10. Binding Effect. This Agreement and Release shall be binding upon and inure to the benefit of Scheffer, the Company and their respective representatives, predecessors, heirs, successors, and assigns.
11. Non-Disparagement. Scheffer agrees that, in discussing his relationship with the Company, or the Company generally, he will not disparage, discredit, or otherwise treat the Company, its officers or employees, in a detrimental way or in any way that would interfere with the Company’s business. The Company agrees that, in discussing its relationship with Scheffer, or Scheffer generally, the Company and its officers will not disparage, discredit, or otherwise treat Scheffer in a detrimental way.
12. Applicable Law. The Company and Scheffer agree that this Agreement and Release shall be interpreted, applied, and enforced in Virginia courts in accordance with Virginia law.
13. Entire Agreement. This instrument constitutes and contains the entire Agreement and Release between the parties concerning Scheffer’s employment with the Company and the termination thereof, and supersedes all prior agreements (including, but not limited to, the Employment Agreement, except as specified herein), negotiations, proposed agreements, and understandings, if any, between the parties. No other promises or agreements shall be binding unless signed by the parties contemporaneously with, or after signing this Agreement and Release, and supported by adequate consideration.
14. Severability. In the event that any provision(s) of this Agreement and Release is found or held to be invalid or unenforceable, the remaining provisions of the Agreement and Release shall, nevertheless, continue to be valid and enforceable as though the invalid and unenforceable provision(s) had not been included herein.
15. Counterparts. This Agreement and Release may be executed in one or more counterparts, each and all of which shall constitute, and shall be construed as a single original instrument upon execution, delivery and exchange of such signed counterparts by and among the parties hereto. A fully executed copy of this Agreement and Release may be used with the same force and effect as the original of this Agreement and Release, and in the event this Agreement and Release is signed by a party and delivered to the other via facsimile, the transmitting party intends to be bound by the facsimile signatures thereon as if an original.

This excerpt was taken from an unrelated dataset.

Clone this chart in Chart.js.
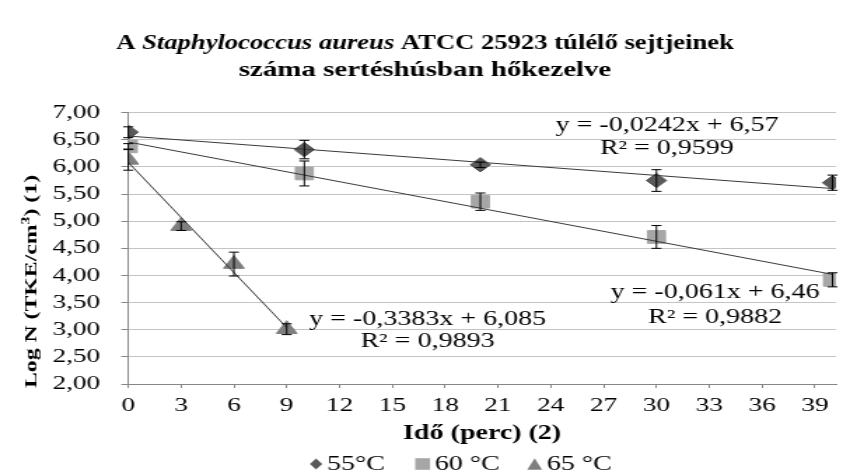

16. Headings. The headings contained in this Agreement and Release are inserted for convenience only and are not to be considered in the construction of provisions herein.
17. Voluntary Execution of Agreement Authority; By signing below, the parties indicate that they: (a) have carefully read and understand the terms of this Agreement and Release; (b) are entering into the Agreement and Release knowingly, voluntarily, and of their own free will; and (c) understand its terms and significance and intend to abide by its provisions without exception. Scheffer represents and warrants that he has the capacity to enter into this Agreement and Release and that he is voluntarily and willingly consenting to this Agreement and Release. The Company represents and warrants that the signatory for the Company is executing this Agreement and Release under authority granted to him/her by the Company, that he/she has the power and authority to bind the Company to the terms of this Agreement and Release, and that the Company is voluntarily and willingly consenting to this Agreement and Release.
s/Jeffrey R. Scheffer 9/23/08
Jeffrey R. Scheffer Date
Accepted for STANLEY FURNITURE COMPANY, INC.:
By: s/Douglas I. Payne
Title: Executive Vice President – Finance and Administration
Date: 9/23/08
Exhibit A
Employment Agreement
[Employment Agreement made as of April 9, 2001 between Jeffrey R. Scheffer and Stanley Furniture Company, Inc. is filed as Exhibit 10.1 to the Stanley Furniture Company, Inc. Form 10-Q (Commission File No. 014938) for the quarter ended June 30, 2001 and is incorporated herein by reference.]